WSPC Developing Steering For Solid Rocket Motors
 On Mars Sample Return Mission


       NASA Mars Sample Return Taking Off - Artist Concept

NASA is designing a Mars ascent vehicle (MAV) that will be launched from the surface of Mars to place a soil sample into a Mars orbit. One of the baseline designs uses two ATK Star solid rocket motors to propel the Mars sample into orbit. A major problem is that the solid rocket motors have no method of steering the vehicle since the nozzles are fixed. To overcome this problem, the baseline design uses cold gas thrusters for steering. For the final stage of flight, the vehicle is spun for stabilization.

There are two major problems with this solution. First, the cold gas system adds a lot of weight with a gas storage tank, pressure regulator and the weight of the gas. Second, spinning the vehicle means the sample container will be spinning when another orbiting vehicle tries to recover it and return to earth.

Wickman Spacecraft & Propulsion Company (WSPC) has developed an innovative solution that is reliable, lightweight and enhances the vehicle´s launch success probability, performance and potential for mission success.

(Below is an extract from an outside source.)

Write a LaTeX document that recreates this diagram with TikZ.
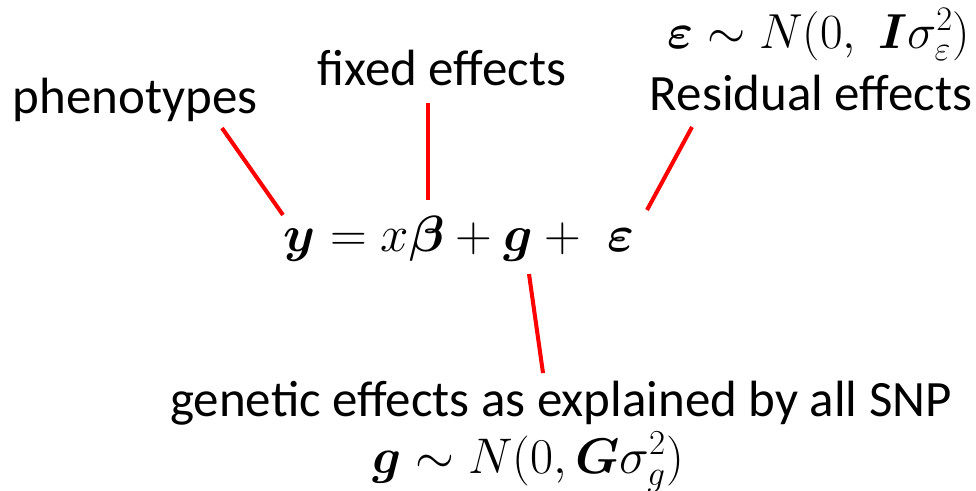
\RequirePackage{fix-cm}
\documentclass[tikz,border=0pt]{standalone}
\usepackage[no-math]{fontspec}
\setmainfont{Carlito}
\usepackage{amsmath}
\usepackage{bm}
\tikzset{
  labeltext/.style={font=\fontsize{29}{34}\selectfont, inner sep=0pt, anchor=base},
  mathtext/.style={font=\fontsize{#1}{34}\selectfont, inner sep=0pt, anchor=base},
  link/.style={red, line width=2.3pt}
}
\begin{document}
\begin{tikzpicture}[x=0.02cm, y=-0.02cm]
    \useasboundingbox (0, 0) rectangle (976, 490);
    % labels
    \node[labeltext] (pheno) at (135, 113) {phenotypes};
    \node[labeltext] (fixed) at (442, 85) {fixed effects};
    \node[mathtext=28] (residdist) at (819, 48) {$\bm{\varepsilon} \sim N(0,\;\bm{I}\sigma_{\varepsilon}^{2})$};
    \node[labeltext] (resid) at (811, 110) {Residual effects};
    \node[labeltext] (genetic) at (561, 416) {genetic effects as explained by all SNP};
    \node[mathtext=28.5] (geneticdist) at (528, 473) {$\bm{g} \sim N(0, \bm{G}\sigma_{g}^{2})$};
    % model
    \node[mathtext=29] (model) at (459, 251) {$\bm{y} = x\bm{\beta} + \bm{g} +\;\bm{\varepsilon}$};
    % connector ends
    \coordinate (pheno-end) at (222, 128);
    \coordinate (y-end) at (283, 215);
    \coordinate (fixed-end) at (428, 103);
    \coordinate (beta-end) at (428, 200);
    \coordinate (resid-end) at (692, 127);
    \coordinate (eps-end) at (647, 210);
    \coordinate (g-end) at (529, 274);
    \coordinate (genetic-end) at (543, 373);
    \draw[link] (pheno-end) -- (y-end);
    \draw[link] (fixed-end) -- (beta-end);
    \draw[link] (resid-end) -- (eps-end);
    \draw[link] (g-end) -- (genetic-end);
\end{tikzpicture}
\end{document}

WSPC´s solution uses the hot gases from the combustion chamber and directs them through attitude control thrusters for steering (WSPC concept at right shows thrusters mounted on the forward end of STAR motor). Alternate designs locate the thrusters on the aft dome of the solid rocket motors.

A Major Technical Innovation

The major technical innovation is the ability to run gases with aluminum oxide particles at 5,600 F (3,093 C) through a control valve. The ability to the use the metallized, combustion gases for steering would eliminate the weight of a cold gas tank and regulators. It eliminates a spinning sample container in orbit and replaces it with a non-spinning orbiting container. This greatly simplifies the rendezvous and recovery of the Mars sample. The reduction in control components and lower weight would increase mission reliability and performance. The impact of this technology is to increase the chances of successfully returning a Mars sample to earth. This technology could also be used to bring back samples from other planets and moons.

Under a 2010 NASA contract, WSPC engineers created a layout of a MAV hot gas TVC system and tested key component materials with the MAV propellant. On July 26, 2010, WSPC successfully tested a heavyweight MAV hot gas control valve with the same propellant formulation as used in the baseline MAV first stage solid rocket motor. The propellant uses ammonium perchlorate as the oxidizer with 16% aluminum as the fuel plus the binder. All the parts survived without erosion despite the severe heat or heavy aluminum oxide content of the exhaust. During the test, the valve was throttled to a higher power setting about mid-way during firing. WSPC uses a unique, non-pintle design such that the valves readily lend themselves to large space booster applications unlike pintle nozzles, which are more practical for tactical missiles and small nozzles.

Current Development Work

In the summer of 2011, WSPC began work on Phase II of this project for NASA. During the next two years, WSPC will demonstrate a MAV first stage thruster and multiple MAV first stage thrusters operating from a single solid rocket motor using MAV solid propellant. This final demonstration test will simulate a typical MAV first stage TVC duty cycle.